Bubbles are unsustainable because a bubble can only persist if the gap between hope and reality continues to grow exponentially. Of course, that’s impossible because eventually irrationality must face reality. Today, it would mean investors are happy to indefinitely own the most expensive stock market ever, even if growth slows or disappoints, knowing that the best return they can hope for is low single digits or even negative.
Someone always blinks first, and then the dam wall breaks.
As Hussman notes, “Avoiding the crash on the other side relies on the willingness of investors to accept the lowest long-term return prospects in U.S. history, forever. Extremely high prices may seem like a beautiful thing, but they’re a corrupt bargain. Unless you actually sell, the cost of “enjoying” record high valuations is that you are locking-in record low future rates of return.”
Implications
If you retired at the end of 1973 in the U.S and withdrew five per cent every year, you ran out of money thanks to something called sequencing risk. Large losses early in the investing journey are very hard to claw back in later years because the need to draw a pension ensures more units are sold at the lower levels, leaving fewer unit in the portfolio to make back the earlier declines.

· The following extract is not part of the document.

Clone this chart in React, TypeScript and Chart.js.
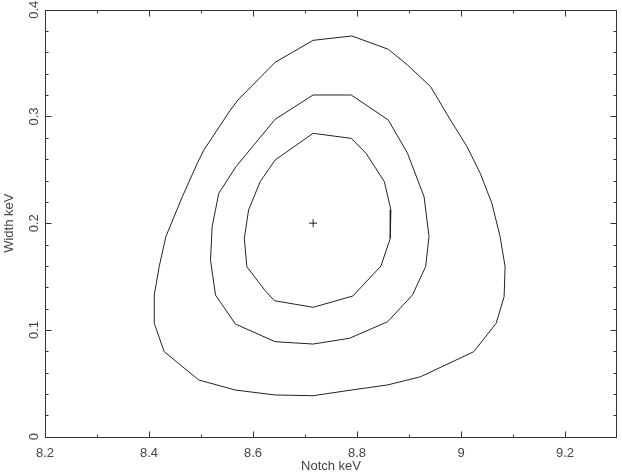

If you’re over 60, can you afford to absorb that? What if Hussman is right and returns are negative, on average, over the next ten years? Of course, returns won’t be a negative six per cent every year. There will be big up years and maybe big down years. The risk of a big decline early in the retirement journey, however, is something every investor must seriously consider, given the stretched market values today.
If Hussman and history are right, having a high weight in equities today could be a “corrupt bargain”. Recent years’ returns, and their impact on your portfolio look rosey but they aren’t sustainable unless intrinsic valuations surge. Remember, the man who jumps off the roof of a 70-storey building thinks everything looks rosy as he passes the thirtieth floor.
At a minimum you should be rebalancing your portfolio. That seems like a painful idea, like cutting the roses to let the weeds through. But what if there was a garden bed offering similar returns to the long-run averages of the stock market, without the volatility associated with public markets.
What if there are funds that have produced returns of between nine and twenty per cent per year, have historically produced few if any negative months and have no stock market risk? Suddenly, the ‘weeds’ are looking pretty good, especially to those with a few too many roses.
Protecting yourself.
Nothing in your investment discipline should rely on the bubble bursting or the market crashing. Indeed, the stock market might not bust, and if it doesn’t, you would regret selling, possibly paying some tax, and missing out on further gains.
It is better, however, to be six months early than six minutes late, and so some rebalancing might be warranted. What I am suggesting is that you don’t ignore the risk.
In recent years, investors have earned returns comparable to those in the stock market without the volatility and without any public market risk. I am aware of a private credit fund that has been operating for eight years, with no property developer exposure, returning 9.55 per cent per annum, with no negative months and no exposure to the stock market. I am aware of another alternative fund, an arbitrage fund, whose investors have experienced only one negative month in its 52 months, have enjoyed returns of more than 20 per cent per annum, and again have had no stock market exposure.
Of course it is vital to point out that past returns are not a reliable guide to future returns, and that warning is also true for the stock market! Recent returns in the stock market are certainly not a reliable guide to future returns.
Rebalancing your portfolio is key – trimming potentially overpriced equities to reduce exposure and considering uncorrelated alternatives will be essential, especially if you are retired or retiring and can ill afford another significant market setback.